Miss Maire T. Quinn, Mr. T. Dudley Digges, Mr. P.J. Kelly, with Miss Walker and the brothers Fay,—Mr. W.G. Fay and Mr. Frank J. Fay,—were then the leading actors of the company. The playwrights, too, took part in their own or their fellows' plays in the lesser rôles, Mr. Russell sometimes playing the druid in his "Deirdre" and Mr. Colum carrying a spear or wearing a pea-jacket as need was. One circumstance or another, politics or need, gradually lost the company every one of these actors that took part in its first performances in 1902. There were comparatively few changes, though, until 1904, the year in which Miss Horniman, "a generous English friend," took for them the old Mechanic Institute Theatre and, rebuilding it in part, turned it over to the Irish National Dramatic Company for six years. Up to this time the actors had received no pay, giving their services for love of country and of art, but with the more frequent performances and their attendant rehearsals it became necessary to take a large part of the time of the leading men and women, and then, of course, they had to be paid. Before the opening of the Abbey Theatre, three of the chief actors, Miss Quinn and Mr. Digges and Mr. Kelly, came to this country to appear in Irish plays in the Irish Section of the St. Louis Fair. The public that gathered in St. Louis was not prepared for the new drama, being more used to the musical play of the type Mr. Olcott has made familiar in America, or to the Bowery Irishman of the Harrigan plays, or to the gross caricatures, Galwayed and ape-accoutred, of the before-curtain interlude of the variety show. As a result the former National Players protested against the policy of the Irish Section and returned to New York.

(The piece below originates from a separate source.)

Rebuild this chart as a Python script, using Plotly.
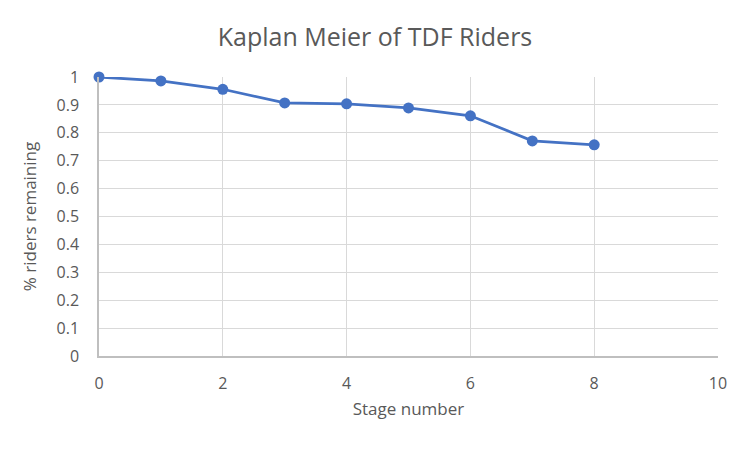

Miss Walker was the principal actress of the company after Miss Quinn's departure to America, and upon Miss Walker's withdrawal in 1905 the burden of the chief women's rôles fell upon Miss Allgood.
Mr. W.G. Fay and Mr. Frank J. Fay were still the leading men of the company, creating the principal characters of all the plays of Synge and of those of Mr. Yeats and Lady Gregory that were produced before 1908. Early in this year, as I have said, Mr. and Mrs. W.G. Fay and Mr. F.J. Fay left the company, and, coming to America in the spring, played "The Rising of the Moon" and "A Pot of Broth" in New York. They made, unfortunately, no great success in their appearances, as their plays were not presented in bills devoted solely to Irish plays, but as curtain-raisers to the usual conventional farce. Almost all the actors whom I have mentioned as leaving the National Players eventually found their way into the conventional plays, but almost none of them made successes there comparable in any degree to their successes in folk-drama or in plays out of old Irish legend. Nor can it be said that actors trained in the dominant forms of present-day English drama, even when so skilled as Mrs. Patrick Campbell, were wholly satisfying in their assumption of rôles in the plays of the Renaissance. It was Miss Allgood, chief musician in the London performances of Mr. Yeats's "Deirdre" in 1908, who won the greatest approval from the London critics, and not Mrs. Campbell as Deirdre herself.